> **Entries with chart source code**
:::::

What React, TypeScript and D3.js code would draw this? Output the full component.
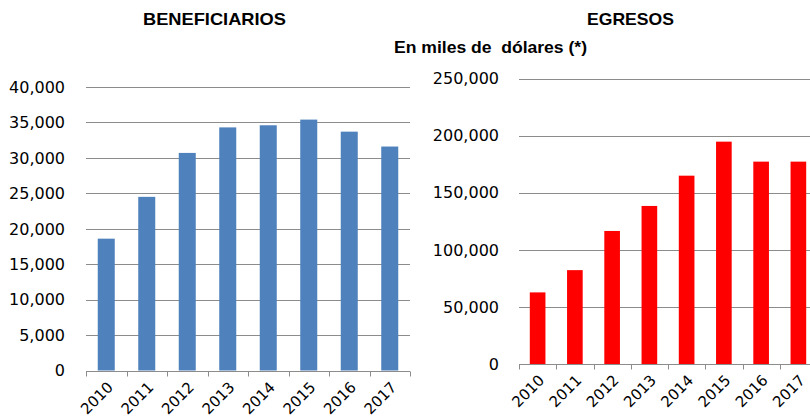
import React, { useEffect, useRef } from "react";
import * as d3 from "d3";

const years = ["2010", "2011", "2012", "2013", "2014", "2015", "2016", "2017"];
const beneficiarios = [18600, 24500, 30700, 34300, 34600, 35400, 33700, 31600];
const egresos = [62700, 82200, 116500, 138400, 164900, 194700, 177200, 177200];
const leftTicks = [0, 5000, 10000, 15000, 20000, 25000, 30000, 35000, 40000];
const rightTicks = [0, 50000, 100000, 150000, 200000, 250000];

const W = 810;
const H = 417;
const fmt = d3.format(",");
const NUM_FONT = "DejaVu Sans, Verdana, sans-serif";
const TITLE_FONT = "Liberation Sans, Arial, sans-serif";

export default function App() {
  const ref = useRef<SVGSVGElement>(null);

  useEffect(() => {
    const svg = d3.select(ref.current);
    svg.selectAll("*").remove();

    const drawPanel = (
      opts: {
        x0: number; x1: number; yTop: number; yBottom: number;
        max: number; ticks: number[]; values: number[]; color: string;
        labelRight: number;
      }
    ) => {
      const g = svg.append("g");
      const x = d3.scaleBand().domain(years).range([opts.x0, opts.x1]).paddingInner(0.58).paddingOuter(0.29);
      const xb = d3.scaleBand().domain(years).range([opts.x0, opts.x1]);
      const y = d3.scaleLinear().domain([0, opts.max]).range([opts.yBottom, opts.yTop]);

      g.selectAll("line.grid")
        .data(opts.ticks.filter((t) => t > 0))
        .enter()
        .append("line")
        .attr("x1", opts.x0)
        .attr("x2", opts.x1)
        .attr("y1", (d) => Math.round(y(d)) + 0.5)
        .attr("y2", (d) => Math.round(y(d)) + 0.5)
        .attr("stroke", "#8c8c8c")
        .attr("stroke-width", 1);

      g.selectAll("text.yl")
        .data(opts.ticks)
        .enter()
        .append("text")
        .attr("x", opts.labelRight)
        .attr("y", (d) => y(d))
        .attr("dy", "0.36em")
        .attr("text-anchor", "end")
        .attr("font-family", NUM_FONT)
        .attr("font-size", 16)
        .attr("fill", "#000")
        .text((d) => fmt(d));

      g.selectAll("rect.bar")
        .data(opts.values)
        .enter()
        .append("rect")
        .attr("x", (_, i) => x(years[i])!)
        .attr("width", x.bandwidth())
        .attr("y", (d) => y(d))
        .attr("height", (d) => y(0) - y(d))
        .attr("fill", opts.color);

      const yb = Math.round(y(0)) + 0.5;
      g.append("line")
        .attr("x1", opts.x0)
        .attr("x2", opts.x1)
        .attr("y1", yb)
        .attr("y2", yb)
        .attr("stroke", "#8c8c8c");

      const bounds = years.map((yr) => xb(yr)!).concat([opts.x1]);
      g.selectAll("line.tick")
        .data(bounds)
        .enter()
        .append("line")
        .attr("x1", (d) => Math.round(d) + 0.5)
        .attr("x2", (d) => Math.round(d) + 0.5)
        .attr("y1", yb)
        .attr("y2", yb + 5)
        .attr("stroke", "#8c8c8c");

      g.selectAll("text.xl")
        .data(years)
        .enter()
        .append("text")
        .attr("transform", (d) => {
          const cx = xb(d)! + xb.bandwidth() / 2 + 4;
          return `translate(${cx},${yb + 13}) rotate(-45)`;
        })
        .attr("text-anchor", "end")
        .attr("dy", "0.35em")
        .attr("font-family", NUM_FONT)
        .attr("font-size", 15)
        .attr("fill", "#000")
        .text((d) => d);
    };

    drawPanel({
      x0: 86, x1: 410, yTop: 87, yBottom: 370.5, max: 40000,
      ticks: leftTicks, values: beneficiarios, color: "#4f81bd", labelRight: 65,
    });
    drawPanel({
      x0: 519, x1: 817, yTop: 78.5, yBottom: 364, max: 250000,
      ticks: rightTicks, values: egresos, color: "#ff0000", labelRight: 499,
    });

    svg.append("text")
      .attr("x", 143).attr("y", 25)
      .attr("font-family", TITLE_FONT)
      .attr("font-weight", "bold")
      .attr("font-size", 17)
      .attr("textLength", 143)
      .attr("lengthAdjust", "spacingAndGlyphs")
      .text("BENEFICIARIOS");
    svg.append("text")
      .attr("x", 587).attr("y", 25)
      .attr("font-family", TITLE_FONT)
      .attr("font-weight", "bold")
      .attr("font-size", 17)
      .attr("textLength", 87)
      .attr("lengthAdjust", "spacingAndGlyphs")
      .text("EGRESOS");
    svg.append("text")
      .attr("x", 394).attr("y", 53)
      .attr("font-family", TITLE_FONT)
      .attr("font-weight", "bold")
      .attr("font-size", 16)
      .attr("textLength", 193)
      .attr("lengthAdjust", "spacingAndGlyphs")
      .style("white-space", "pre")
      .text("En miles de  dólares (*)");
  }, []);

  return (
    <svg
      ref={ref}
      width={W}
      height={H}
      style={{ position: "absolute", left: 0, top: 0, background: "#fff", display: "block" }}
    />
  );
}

:::::

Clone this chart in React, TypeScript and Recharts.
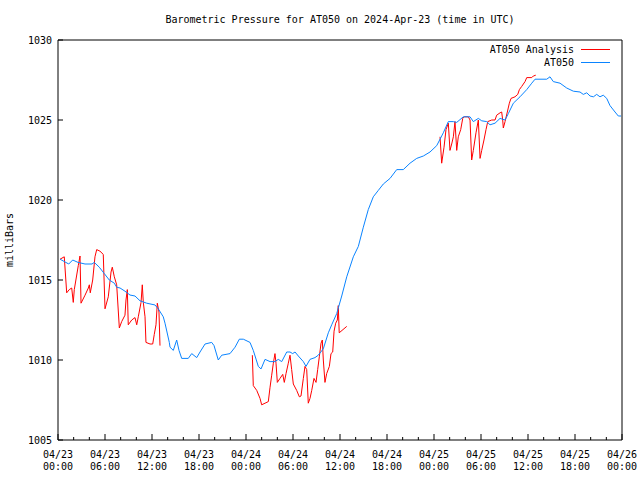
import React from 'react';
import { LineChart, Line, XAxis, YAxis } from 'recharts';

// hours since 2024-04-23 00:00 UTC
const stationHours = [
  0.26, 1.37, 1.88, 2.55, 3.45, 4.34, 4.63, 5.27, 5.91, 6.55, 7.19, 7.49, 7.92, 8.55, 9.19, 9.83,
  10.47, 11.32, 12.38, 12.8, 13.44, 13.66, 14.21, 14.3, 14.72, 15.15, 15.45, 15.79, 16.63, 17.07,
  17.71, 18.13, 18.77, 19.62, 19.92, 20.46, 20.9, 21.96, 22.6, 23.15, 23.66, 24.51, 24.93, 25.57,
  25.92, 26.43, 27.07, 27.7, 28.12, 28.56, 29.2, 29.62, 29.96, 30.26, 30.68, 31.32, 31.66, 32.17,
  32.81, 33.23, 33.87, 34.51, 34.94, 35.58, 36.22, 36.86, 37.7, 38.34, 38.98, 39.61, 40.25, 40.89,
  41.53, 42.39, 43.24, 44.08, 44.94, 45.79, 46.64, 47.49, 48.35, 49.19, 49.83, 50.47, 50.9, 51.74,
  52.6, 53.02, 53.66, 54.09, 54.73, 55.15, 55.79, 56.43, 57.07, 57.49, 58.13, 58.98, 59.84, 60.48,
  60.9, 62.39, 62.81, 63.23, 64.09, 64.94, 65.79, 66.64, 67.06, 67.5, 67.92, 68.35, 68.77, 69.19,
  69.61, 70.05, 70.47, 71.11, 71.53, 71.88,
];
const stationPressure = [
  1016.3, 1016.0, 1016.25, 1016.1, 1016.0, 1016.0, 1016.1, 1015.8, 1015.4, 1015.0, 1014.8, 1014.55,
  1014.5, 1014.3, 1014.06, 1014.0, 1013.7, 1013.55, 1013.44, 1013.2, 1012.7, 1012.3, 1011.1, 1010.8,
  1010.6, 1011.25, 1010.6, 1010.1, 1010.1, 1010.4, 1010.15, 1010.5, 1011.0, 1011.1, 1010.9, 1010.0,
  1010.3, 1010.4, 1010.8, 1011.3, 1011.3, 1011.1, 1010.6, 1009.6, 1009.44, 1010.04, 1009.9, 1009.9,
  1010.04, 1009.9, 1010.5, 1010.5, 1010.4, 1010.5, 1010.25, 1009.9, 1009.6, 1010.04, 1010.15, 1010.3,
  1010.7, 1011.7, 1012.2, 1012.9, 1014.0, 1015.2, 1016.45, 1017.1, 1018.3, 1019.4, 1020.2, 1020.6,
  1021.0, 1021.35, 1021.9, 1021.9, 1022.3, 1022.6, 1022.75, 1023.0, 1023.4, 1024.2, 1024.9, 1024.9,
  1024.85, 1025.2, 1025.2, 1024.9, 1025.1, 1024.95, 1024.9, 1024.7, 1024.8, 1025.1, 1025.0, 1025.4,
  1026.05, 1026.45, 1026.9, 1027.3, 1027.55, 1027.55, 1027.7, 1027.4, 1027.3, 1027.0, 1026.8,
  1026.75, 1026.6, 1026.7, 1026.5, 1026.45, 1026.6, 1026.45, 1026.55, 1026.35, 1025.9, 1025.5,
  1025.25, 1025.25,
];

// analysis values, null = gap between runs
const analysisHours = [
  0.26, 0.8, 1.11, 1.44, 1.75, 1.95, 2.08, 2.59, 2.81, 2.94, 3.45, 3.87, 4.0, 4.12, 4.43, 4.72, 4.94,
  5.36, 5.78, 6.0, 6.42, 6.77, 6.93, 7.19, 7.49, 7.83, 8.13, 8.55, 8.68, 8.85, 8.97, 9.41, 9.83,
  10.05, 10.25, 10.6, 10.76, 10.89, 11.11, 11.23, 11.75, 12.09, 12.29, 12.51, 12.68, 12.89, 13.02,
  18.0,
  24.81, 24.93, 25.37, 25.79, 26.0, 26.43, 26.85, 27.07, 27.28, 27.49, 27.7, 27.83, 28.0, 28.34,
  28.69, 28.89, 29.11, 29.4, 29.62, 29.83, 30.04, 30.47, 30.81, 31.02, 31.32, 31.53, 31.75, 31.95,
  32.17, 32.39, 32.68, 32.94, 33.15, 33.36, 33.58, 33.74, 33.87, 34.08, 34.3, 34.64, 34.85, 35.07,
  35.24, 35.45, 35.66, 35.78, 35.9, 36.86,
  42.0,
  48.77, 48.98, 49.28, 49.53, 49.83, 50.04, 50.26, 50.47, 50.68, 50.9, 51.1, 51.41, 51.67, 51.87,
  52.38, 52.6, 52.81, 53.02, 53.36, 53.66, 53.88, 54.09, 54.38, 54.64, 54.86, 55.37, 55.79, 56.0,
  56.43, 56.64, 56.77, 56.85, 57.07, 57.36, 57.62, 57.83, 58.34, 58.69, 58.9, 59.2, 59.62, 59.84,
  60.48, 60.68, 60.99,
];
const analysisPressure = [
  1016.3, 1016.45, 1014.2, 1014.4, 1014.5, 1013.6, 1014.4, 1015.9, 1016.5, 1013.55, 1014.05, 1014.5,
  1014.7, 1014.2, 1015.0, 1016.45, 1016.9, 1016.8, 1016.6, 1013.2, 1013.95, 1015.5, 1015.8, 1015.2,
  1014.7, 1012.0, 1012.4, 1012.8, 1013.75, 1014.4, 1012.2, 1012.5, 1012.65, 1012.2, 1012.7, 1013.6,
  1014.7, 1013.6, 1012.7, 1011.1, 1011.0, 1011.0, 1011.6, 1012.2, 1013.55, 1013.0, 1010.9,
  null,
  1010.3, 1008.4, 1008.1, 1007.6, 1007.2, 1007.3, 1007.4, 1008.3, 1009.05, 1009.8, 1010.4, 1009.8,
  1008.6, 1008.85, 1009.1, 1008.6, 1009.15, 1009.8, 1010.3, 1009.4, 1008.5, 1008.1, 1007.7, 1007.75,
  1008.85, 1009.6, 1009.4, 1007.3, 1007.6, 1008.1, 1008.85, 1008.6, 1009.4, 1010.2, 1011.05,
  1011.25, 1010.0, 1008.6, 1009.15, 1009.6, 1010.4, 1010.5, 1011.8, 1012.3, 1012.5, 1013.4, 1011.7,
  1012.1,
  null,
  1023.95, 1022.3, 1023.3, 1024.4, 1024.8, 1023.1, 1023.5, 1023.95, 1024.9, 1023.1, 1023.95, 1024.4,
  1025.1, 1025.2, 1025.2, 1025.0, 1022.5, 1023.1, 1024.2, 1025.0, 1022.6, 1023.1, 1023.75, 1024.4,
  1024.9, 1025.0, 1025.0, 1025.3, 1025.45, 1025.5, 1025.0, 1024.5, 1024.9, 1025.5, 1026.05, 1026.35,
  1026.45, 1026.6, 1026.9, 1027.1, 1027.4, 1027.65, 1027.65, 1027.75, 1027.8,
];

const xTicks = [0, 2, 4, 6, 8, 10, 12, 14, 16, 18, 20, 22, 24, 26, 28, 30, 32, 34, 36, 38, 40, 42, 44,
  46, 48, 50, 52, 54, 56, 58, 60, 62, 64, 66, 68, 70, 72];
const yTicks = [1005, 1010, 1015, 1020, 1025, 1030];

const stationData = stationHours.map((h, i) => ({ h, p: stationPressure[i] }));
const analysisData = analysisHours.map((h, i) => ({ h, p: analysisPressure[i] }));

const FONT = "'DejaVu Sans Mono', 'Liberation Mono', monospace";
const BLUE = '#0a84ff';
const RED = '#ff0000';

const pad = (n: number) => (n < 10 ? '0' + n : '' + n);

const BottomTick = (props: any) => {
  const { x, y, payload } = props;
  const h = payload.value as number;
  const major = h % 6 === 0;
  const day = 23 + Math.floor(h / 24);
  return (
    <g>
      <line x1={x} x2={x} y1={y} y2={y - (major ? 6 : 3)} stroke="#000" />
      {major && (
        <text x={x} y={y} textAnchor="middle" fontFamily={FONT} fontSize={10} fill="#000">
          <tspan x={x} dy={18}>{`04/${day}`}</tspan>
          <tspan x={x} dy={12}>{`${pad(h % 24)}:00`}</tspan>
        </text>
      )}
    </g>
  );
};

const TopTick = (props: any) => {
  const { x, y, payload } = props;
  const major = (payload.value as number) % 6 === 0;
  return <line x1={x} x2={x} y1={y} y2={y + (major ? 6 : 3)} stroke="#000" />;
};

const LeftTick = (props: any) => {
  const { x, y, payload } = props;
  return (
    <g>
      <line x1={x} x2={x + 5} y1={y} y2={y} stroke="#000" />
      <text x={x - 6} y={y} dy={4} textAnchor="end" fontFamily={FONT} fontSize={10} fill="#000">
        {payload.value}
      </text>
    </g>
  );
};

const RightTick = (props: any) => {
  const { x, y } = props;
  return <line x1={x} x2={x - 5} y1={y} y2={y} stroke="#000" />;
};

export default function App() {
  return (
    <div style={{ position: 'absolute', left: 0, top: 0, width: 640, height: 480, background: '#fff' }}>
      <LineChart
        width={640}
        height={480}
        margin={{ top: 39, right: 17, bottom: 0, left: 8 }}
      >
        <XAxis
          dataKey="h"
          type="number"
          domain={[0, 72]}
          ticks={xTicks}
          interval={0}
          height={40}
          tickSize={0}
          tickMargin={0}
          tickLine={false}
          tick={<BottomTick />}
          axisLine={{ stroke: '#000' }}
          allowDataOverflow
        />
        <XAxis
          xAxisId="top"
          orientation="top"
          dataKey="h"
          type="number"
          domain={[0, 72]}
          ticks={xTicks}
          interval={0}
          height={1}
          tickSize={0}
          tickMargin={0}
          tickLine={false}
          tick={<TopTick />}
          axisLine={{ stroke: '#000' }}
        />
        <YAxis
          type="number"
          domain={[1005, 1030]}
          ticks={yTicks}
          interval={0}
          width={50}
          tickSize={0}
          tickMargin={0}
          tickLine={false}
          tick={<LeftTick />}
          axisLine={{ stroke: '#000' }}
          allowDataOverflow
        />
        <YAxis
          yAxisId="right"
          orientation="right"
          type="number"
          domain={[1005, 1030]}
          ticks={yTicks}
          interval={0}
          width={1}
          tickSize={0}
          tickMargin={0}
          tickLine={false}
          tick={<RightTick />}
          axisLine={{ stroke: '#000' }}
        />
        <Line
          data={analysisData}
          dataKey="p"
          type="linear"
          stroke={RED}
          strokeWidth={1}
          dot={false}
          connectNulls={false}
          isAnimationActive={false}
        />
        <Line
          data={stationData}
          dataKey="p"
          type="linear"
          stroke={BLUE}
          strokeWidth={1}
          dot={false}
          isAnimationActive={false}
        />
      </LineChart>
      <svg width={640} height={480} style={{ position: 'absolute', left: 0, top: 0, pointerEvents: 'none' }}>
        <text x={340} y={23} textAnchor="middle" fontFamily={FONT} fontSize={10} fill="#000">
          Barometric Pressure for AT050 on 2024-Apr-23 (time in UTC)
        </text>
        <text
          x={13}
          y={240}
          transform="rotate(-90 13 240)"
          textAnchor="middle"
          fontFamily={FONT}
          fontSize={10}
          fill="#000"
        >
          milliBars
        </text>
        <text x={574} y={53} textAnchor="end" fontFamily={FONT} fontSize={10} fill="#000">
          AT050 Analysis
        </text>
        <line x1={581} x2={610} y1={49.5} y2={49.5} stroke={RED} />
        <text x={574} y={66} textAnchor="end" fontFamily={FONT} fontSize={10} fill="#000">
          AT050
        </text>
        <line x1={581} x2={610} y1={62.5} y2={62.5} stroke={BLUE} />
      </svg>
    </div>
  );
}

:::::

> **WRITTEN INSTRUCTION**
Of the lines in the material, how many include "TypeScript"? Respond with the number alone.

> **OUTPUT FOR THIS EXERCISE**
2